The Vietnam Association of Financial Investors (VAFI) on July 17 expressed its concern over the re-consideration of the timing for big corporations’ IPOs.
Government officials are worried that the massive number of IPOs planned by big corporations will cause losses for the state, as the seller of the ‘commodities’, especially in the context of the quiet market. However, according to VAFI, it seems to be a contradiction if the state, on one hand, wants to sell shares at IPOs at the highest possible prices, on the other hand, does not want the market to be too hot.
One would think that it would be wiser to delay IPO plans in order to avoid the oversupply of commodities on the market. However, VAFI has warned that big problems will arise if IPOs are delayed. This would result in the slowdown of the equitisation process which has been criticised for going slowly in the last years. More importantly, this would make foreign investors impatient and discouraged, especially global financial institutions which are looking to enter the market.
Dr of Economics Phan Minh Ngoc also voiced his worries in Thoi bao kinh te Vietnam on July 18 about the possible delay of IPOs.

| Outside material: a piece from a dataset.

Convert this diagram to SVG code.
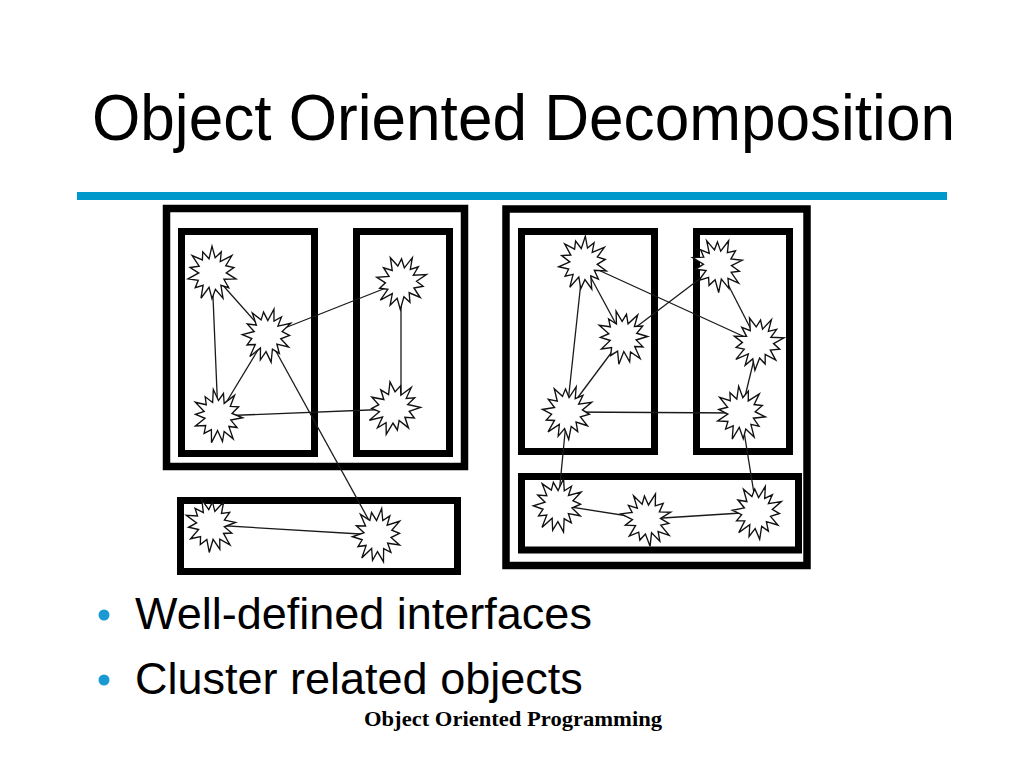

If we delay the IPOs, till when will the IPOs be delayed? Who can show the most suitable moment for making IPOs? Which enterprise will be allowed to make its IPO first, and which will be the second, the third? What is the basis that will be used to draw up the list and timetable for the IPOs of every enterprise? Mr Ngoc raised a lot of questions, which, according to him, remain unanswerable.
Mr Ngoc also said that investors should not ‘accuse’ the State Bank of Vietnam of making the stock market stagnant by tightening loaning for securities investment deals. In fact, state-owned banks have very low proportions of lending to securities investors, and they can still lend more money to securities investors if they want. It so happens that the banks do not want to raise their outstanding loans to these clients, and they have every reason to do that.
Some experts have said that investors will have no more money to buy shares at the IPOs as the idle capital among the public is limited (the capital of the public depends on income and GDP growth), and commercial banks have cut their loans for securities investments. However, Mr Ngoc said these should not be seen as reasons to delay IPOs, as the delay would not help settle the problem. He said that usable capital would not increase even if the IPOs were delayed for some more time.
If one aimed at avoiding the oversupply of commodities on the market, the only solution would be to stop IPOs indefinitely. This scenario will not occur as it comes contrary to the equitisation process initiated by the Communist Party and the state.
Mr Ngoc said that if no more shares of big corporations were to be provided, the market would remain gloomy, as investors would be discouraged by the lack of new faces.
Of course, the low prices of shares would cause losses for the state; however, this is not a bad thing. It would be worse if shares of enterprises are overvalued as the result of the serious shortage of commodities on the market.